Known as the Optical Communications and Sensor Demonstration (OCSD) experiment, this effort commenced in October 2015 when a single 1.5-unit (1.5U) CubeSat went aloft to test designs of the two sats going up this Saturday.

The new birds carry a laser that NASA explains is “hard-mounted to the spacecraft body”. Establishing a connection from one sat to the other, or to a ground station, therefore requires a change to “the orientation of the entire spacecraft.”

To make that happen, the two CubeSats carry water as a fuel – it’s vented as steam to shunt them about.

The sats do far more than point and shoot data.

“In addition to laser communications, the two satellites perform proximity operations, which involve manoeuvring the two satellites relative to one another using variable drag and propulsion,” NASA says. “Relative position measurements between the two satellites use cameras, beacons, and laser rangefinders.” There’s also “a pair of miniature star trackers, which point to an accuracy of 0.05 degrees.”

The CubeSats are therefore an experiment in navigation and manoeuvrability, as the mission plan calls for the two to start out 2km apart and then be brought to within 200m of each other.

This is significant because NASA says it’s never before achieved relative position measurement between two small satellites.
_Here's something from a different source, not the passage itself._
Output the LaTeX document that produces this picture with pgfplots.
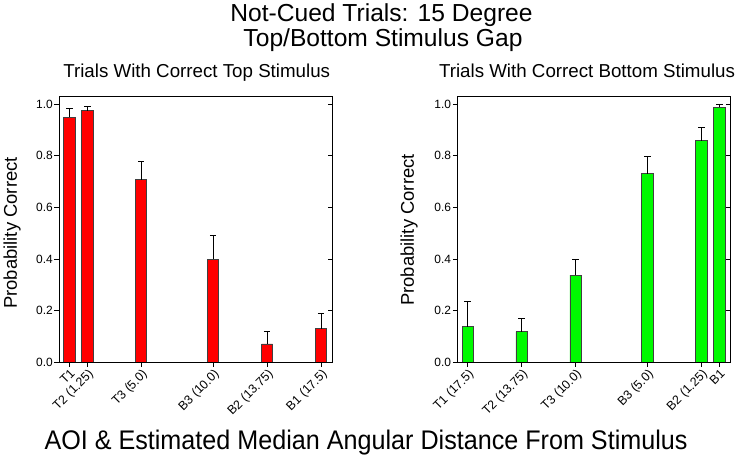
\documentclass[border=0pt]{standalone}
\usepackage{pgfplots}
\pgfplotsset{compat=1.18}
\usepackage{fontspec}
\setmainfont{Liberation Sans}
\newfontfamily\narrowfont[FakeStretch=0.935]{Liberation Sans}
\definecolor{barred}{RGB}{255,0,0}
\definecolor{bargreen}{RGB}{0,250,0}
\pgfplotsset{
  panel/.style={
    scale only axis, width=273bp, height=265.3bp,
    xmin=-0.72, xmax=18.26, ymin=0, ymax=1.028,
    ytick={0,0.2,0.4,0.6,0.8,1.0},
    yticklabel style={/pgf/number format/fixed, /pgf/number format/fixed zerofill, /pgf/number format/precision=1, /pgf/number format/assume math mode=true, inner sep=1.5pt, font=\fontsize{12}{14}\selectfont},
    ytick pos=left, xtick pos=bottom, tick align=outside,
    major tick length=4.5bp,
    tick style={black, line width=0.9pt},
    axis line style={black, line width=1pt},
    xticklabel style={rotate=45, anchor=north east, inner sep=1pt, font=\fontsize{12.5}{14}\selectfont},
  },
  rticks/.style={
    scale only axis, width=273bp, height=265.3bp,
    xmin=-0.72, xmax=18.26, ymin=0, ymax=1.028,
    ytick={0,0.2,0.4,0.6,0.8,1.0}, yticklabels={}, xtick=\empty,
    ytick pos=right, tick align=inside, major tick length=4.5bp,
    tick style={black, line width=0.9pt},
    axis line style={black, line width=1pt},
  },
  bars/.style={
    ybar, bar width=0.78, draw=black!75, line width=0.8pt,
    error bars/y dir=plus, error bars/y explicit,
    error bars/error bar style={black, line width=1pt},
    error bars/error mark options={black, line width=1pt, mark size=3.2bp, rotate=90},
  },
}
\begin{document}
\begin{tikzpicture}[x=1bp,y=1bp]
\path[use as bounding box] (0,0) rectangle (743,465);

% titles
\node[anchor=base] at (381.5,443.3) {\fontsize{24.7}{28}\selectfont Not-Cued Trials: 15 Degree};
\node[anchor=base] at (383,418.3) {\fontsize{24.7}{28}\selectfont Top/Bottom Stimulus Gap};
\node[anchor=base] at (196.7,387.7) {\fontsize{18.8}{21}\selectfont Trials With Correct Top Stimulus};
\node[anchor=base] at (587,387.7) {\fontsize{18.8}{21}\selectfont Trials With Correct Bottom Stimulus};
\node[anchor=base] at (366,15) {\narrowfont\fontsize{27}{30}\selectfont AOI \& Estimated Median Angular Distance From Stimulus};
\node[rotate=90] at (12,232) {\fontsize{18.5}{21}\selectfont Probability Correct};
\node[rotate=90] at (409,235) {\fontsize{18.5}{21}\selectfont Probability Correct};

% left panel
\begin{axis}[panel, at={(59bp,102.7bp)}, anchor=south west,
  xtick={0,1.25,5,10,13.75,17.5},
  xticklabels={T1, T2 (1.25), T3 (5.0), B3 (10.0), B2 (13.75), B1 (17.5)}]
\addplot[fill=barred, bars] coordinates {
  (0,0.950) +- (0,0.033)
  (1.25,0.975) +- (0,0.015)
  (5,0.707) +- (0,0.070)
  (10,0.400) +- (0,0.090)
  (13.75,0.071) +- (0,0.048)
  (17.5,0.130) +- (0,0.060)
};
\end{axis}
\begin{axis}[rticks, at={(59bp,102.7bp)}, anchor=south west]
\end{axis}

% right panel
\begin{axis}[panel, at={(457.3bp,102.7bp)}, anchor=south west,
  xtick={0,3.75,7.5,12.5,16.25,17.5},
  xticklabels={T1 (17.5), T2 (13.75), T3 (10.0), B3 (5.0), B2 (1.25), B1}]
\addplot[fill=bargreen, bars] coordinates {
  (0,0.138) +- (0,0.098)
  (3.75,0.119) +- (0,0.051)
  (7.5,0.338) +- (0,0.061)
  (12.5,0.730) +- (0,0.067)
  (16.25,0.859) +- (0,0.052)
  (17.5,0.988) +- (0,0.012)
};
\end{axis}
\begin{axis}[rticks, at={(457.3bp,102.7bp)}, anchor=south west]
\end{axis}
\end{tikzpicture}
\end{document}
If it can do so, it can get small sats in position to help others, or larger sats, by flying networking capabilities to where they’re needed.

“Capabilities in proximity operations will enable multiple small spacecraft to operate cooperatively during science or exploration missions, to approach another spacecraft or object for in-space observation or servicing, or to connect small spacecraft together to form larger systems or networks in space,” NASA says.

This mission will test a downlink to a ground station at 5Mbits/s to 200Mbits/s. If the sats can hit the higher speed, NASA says (PDF) the resulting data flow will be “a factor of 100 increase over current high-end CubeSat communications systems.”

Better yet, NASA says “relatively simple upgrades, primarily to the attitude control system, will enable download rates of 2.5 gigabits per second (Gb/s) or higher. This would open the possibility of using small satellites in applications, such as synthetic aperture radar or hyperspectral Earth imaging, that produce volumes of data far beyond the capacity of radio-frequency downlink systems.”